--- WHAT YOU SHOULD DO ---
Please return exactly the run of lines that begins with the line containing "Emit a component" and ends with the line containing "Chart.register(...registerables);", pictures excluded.

[Figure scripts]

══════════

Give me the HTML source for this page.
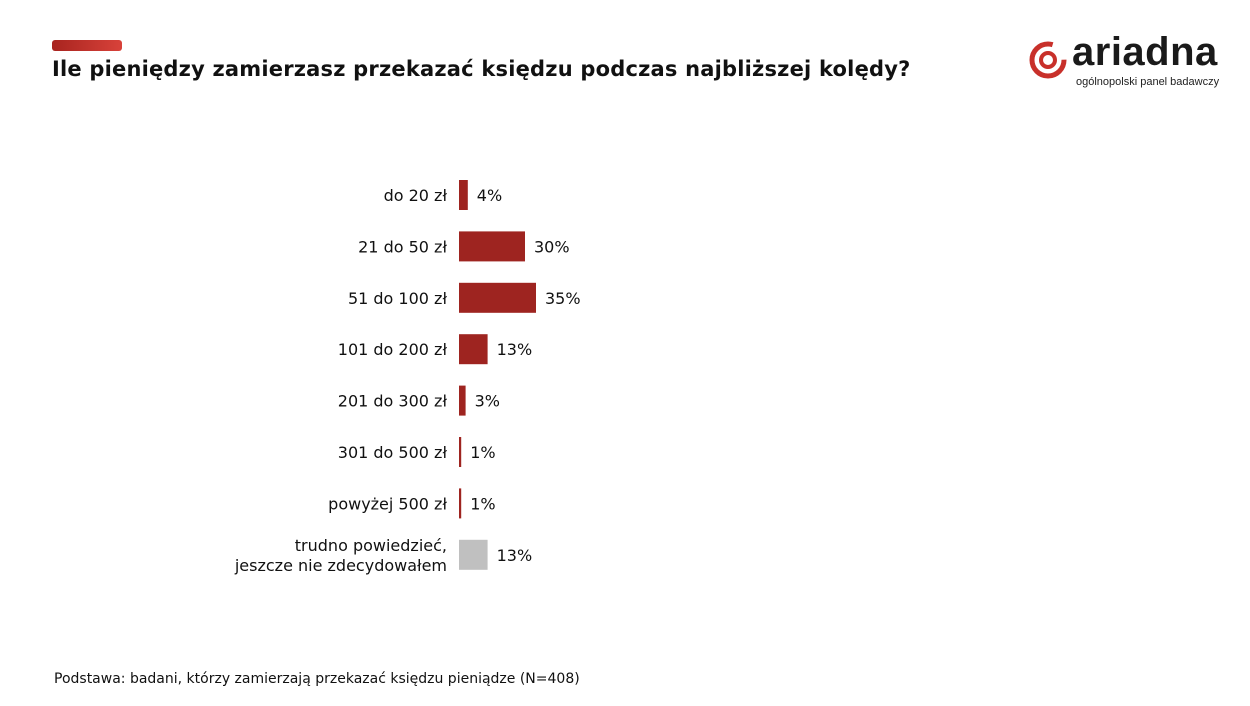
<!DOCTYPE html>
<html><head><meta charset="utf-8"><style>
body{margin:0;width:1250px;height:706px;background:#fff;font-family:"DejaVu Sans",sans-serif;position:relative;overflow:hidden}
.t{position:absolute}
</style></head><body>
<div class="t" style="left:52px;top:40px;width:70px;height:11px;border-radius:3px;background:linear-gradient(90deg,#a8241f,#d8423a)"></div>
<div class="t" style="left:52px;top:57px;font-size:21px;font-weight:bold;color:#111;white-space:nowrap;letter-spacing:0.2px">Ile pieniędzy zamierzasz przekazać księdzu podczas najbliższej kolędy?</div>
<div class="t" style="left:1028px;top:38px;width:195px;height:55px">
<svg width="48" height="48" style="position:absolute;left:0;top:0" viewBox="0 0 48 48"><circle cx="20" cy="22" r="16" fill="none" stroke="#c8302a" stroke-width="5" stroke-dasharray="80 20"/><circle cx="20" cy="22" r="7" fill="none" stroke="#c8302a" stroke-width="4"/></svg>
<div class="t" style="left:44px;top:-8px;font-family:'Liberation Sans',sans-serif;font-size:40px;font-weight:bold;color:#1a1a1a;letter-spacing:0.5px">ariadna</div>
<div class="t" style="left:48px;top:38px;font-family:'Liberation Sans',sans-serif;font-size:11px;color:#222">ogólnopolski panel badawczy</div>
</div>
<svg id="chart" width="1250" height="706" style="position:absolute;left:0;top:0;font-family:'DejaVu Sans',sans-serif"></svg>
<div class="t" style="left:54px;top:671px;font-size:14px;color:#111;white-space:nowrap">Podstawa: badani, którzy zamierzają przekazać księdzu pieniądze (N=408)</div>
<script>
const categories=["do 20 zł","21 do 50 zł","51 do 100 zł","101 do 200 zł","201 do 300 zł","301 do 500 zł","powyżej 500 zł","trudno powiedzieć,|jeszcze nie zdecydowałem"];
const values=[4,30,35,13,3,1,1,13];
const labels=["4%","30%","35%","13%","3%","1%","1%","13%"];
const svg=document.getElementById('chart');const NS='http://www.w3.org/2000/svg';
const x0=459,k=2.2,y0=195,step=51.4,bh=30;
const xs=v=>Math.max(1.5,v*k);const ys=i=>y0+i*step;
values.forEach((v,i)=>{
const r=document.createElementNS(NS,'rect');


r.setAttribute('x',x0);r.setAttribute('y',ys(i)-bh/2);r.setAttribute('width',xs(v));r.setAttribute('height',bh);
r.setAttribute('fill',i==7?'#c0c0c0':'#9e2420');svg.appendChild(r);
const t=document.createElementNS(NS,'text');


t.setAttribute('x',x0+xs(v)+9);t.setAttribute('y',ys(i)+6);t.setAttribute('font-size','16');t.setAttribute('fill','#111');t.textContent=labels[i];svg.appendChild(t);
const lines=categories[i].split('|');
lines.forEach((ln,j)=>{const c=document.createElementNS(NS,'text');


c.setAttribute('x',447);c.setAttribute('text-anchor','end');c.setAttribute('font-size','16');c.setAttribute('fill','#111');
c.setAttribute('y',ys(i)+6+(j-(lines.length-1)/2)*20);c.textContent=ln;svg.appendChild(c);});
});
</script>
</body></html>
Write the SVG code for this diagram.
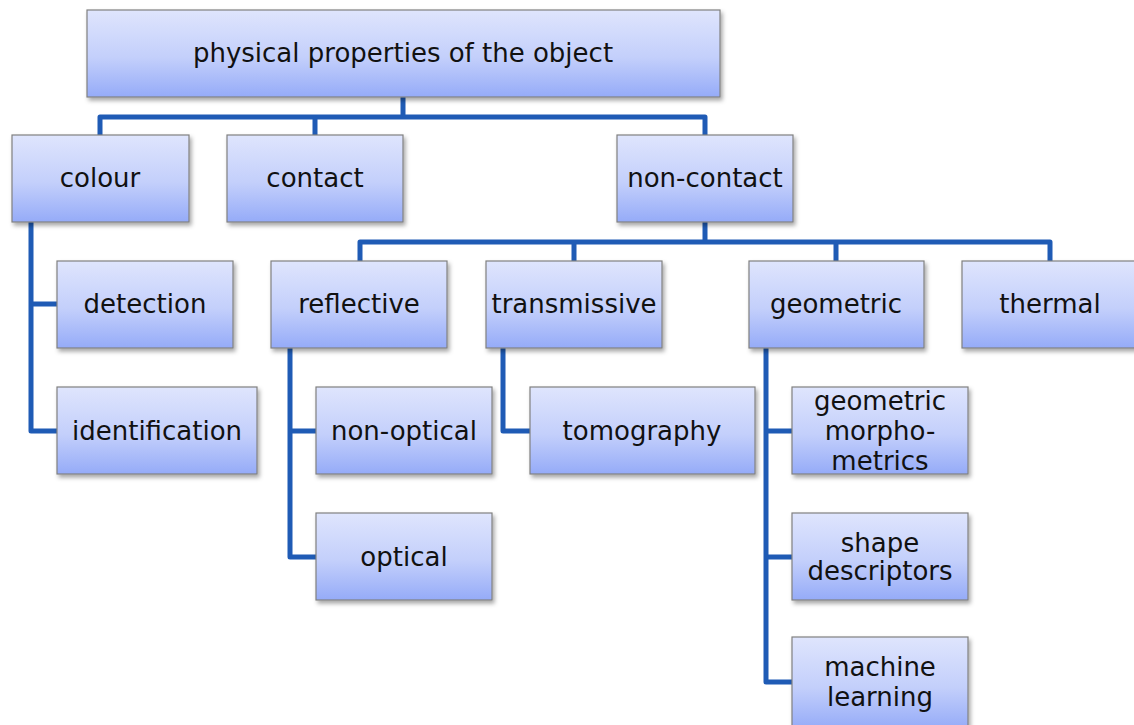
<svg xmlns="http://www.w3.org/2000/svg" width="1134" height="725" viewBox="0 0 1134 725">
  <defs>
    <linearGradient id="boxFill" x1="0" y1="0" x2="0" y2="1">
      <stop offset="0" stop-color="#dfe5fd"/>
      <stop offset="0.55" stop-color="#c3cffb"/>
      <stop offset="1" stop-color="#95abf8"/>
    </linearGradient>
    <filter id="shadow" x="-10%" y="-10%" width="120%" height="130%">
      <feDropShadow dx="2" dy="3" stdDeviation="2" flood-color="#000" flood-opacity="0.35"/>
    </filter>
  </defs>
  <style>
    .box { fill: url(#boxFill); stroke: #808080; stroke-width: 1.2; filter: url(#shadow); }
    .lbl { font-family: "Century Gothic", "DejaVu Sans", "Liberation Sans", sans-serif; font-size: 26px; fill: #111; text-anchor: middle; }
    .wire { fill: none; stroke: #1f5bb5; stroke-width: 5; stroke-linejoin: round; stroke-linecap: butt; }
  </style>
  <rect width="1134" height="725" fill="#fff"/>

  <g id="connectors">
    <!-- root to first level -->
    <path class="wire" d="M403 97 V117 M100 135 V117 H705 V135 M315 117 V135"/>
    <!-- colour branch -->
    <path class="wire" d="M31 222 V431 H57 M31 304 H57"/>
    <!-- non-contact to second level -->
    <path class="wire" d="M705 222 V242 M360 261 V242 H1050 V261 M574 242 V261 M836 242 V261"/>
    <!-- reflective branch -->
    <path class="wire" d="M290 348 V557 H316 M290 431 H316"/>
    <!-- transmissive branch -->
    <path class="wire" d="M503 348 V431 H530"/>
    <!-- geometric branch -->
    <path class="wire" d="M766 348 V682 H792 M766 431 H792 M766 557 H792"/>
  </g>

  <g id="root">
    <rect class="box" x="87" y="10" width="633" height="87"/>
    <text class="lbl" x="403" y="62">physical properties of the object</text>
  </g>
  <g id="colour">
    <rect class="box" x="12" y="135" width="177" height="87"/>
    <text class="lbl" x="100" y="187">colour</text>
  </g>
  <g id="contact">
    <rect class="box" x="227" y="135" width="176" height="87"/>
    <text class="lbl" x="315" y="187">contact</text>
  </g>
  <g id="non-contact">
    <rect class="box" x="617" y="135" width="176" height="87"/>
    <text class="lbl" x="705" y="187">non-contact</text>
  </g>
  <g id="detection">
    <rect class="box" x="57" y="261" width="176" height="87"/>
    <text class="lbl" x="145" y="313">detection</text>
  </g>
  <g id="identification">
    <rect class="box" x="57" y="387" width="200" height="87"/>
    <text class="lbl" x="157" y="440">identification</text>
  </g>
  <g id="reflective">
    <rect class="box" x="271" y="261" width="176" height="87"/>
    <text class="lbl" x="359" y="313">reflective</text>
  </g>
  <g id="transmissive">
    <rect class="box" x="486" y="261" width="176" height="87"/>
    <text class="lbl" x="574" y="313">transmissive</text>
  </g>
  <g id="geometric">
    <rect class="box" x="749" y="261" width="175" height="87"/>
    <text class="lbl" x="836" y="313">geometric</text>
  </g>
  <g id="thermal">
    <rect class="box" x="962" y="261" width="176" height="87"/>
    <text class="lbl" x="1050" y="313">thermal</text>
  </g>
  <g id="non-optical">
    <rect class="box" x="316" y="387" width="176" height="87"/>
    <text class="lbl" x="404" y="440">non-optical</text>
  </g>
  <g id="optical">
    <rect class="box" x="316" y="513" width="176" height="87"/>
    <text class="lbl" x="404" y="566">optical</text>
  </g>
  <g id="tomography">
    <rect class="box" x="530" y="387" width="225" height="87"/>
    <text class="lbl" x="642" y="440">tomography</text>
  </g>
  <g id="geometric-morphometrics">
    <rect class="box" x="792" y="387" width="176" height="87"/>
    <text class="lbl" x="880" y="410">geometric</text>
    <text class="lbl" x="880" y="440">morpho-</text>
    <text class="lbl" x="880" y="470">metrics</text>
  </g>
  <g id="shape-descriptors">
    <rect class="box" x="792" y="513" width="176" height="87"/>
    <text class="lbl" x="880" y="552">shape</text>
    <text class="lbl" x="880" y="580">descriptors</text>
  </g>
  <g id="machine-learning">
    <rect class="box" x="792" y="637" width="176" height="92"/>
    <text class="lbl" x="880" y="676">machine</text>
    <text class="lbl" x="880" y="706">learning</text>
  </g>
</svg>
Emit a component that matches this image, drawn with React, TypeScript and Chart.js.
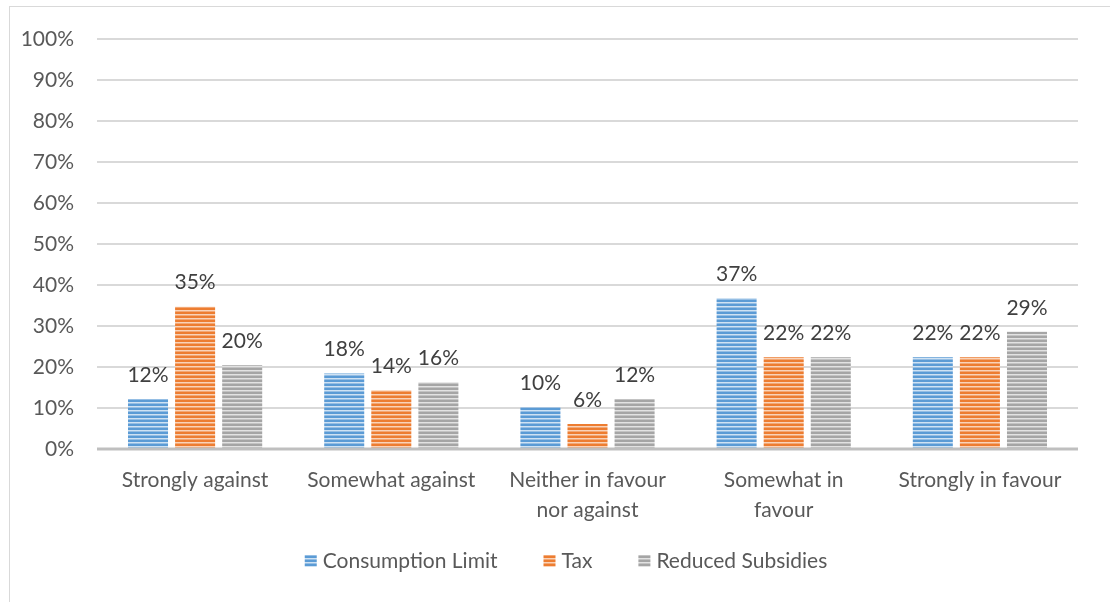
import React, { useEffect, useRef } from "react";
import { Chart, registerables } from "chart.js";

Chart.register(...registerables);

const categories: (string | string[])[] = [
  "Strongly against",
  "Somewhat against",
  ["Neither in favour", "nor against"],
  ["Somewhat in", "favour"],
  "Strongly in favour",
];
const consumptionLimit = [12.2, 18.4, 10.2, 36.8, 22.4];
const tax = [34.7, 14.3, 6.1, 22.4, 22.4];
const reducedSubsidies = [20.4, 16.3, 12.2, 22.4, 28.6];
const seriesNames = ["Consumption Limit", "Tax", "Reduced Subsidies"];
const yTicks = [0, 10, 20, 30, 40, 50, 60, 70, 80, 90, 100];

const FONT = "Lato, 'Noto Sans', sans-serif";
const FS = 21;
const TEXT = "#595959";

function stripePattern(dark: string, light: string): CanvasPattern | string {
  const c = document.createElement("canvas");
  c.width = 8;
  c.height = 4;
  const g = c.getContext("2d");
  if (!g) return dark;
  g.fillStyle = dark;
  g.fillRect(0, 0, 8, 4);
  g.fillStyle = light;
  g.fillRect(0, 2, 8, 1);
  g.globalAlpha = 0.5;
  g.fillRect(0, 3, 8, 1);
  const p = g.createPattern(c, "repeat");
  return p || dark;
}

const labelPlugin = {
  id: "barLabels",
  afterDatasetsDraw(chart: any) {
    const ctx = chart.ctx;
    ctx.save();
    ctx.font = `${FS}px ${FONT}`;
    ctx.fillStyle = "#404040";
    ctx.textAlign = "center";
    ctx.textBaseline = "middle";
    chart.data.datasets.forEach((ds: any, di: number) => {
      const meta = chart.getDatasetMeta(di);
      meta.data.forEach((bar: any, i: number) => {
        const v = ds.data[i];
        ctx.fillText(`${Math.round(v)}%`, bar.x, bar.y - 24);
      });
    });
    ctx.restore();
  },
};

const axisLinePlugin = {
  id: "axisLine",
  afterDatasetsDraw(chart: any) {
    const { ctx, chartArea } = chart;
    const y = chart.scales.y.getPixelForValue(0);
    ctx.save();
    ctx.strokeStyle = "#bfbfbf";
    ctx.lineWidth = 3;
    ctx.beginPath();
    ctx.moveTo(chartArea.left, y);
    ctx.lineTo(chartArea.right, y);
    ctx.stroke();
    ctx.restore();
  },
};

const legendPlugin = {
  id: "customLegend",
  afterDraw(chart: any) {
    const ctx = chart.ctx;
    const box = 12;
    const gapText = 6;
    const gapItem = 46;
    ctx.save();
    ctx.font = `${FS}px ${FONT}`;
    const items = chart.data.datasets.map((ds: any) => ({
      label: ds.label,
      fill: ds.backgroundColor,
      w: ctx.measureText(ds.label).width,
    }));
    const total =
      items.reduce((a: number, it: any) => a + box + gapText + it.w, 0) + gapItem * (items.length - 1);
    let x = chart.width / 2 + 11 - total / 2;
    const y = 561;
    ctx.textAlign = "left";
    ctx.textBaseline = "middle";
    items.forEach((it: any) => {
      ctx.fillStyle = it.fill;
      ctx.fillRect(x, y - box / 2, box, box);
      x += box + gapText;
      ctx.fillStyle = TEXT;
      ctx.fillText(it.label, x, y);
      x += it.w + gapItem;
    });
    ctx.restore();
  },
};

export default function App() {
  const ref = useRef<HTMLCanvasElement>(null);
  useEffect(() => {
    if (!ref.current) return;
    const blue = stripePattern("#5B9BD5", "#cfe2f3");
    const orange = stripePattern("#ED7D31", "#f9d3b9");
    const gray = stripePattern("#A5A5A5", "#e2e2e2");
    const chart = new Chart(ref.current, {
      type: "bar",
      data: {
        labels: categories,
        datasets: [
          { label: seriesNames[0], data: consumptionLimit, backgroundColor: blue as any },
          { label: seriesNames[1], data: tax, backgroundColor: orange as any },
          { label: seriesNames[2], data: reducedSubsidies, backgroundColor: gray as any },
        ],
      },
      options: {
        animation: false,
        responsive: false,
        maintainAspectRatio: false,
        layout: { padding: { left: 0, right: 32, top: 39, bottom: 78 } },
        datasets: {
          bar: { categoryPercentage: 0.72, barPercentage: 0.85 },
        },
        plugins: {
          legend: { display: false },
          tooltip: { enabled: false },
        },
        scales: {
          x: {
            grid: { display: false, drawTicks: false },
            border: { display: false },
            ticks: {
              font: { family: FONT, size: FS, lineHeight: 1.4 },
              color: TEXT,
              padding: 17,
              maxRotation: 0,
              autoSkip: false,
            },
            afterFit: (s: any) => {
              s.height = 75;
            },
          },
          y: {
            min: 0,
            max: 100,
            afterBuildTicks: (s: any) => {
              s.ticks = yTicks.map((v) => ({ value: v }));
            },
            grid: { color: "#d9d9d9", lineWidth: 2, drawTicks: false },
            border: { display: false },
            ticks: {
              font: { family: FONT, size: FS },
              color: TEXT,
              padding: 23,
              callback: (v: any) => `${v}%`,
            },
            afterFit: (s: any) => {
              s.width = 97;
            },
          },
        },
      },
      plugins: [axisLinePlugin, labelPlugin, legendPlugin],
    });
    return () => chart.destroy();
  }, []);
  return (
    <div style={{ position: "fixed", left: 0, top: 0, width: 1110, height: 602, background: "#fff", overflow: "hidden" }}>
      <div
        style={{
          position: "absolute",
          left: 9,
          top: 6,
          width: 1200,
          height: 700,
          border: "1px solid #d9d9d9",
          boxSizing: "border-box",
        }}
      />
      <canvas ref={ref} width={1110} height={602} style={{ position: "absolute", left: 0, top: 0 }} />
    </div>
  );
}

══════════

--- REPLY ---
Emit a component that matches this image, drawn with React, TypeScript and Chart.js.
import React, { useEffect, useRef } from "react";
import { Chart, registerables } from "chart.js";

Chart.register(...registerables);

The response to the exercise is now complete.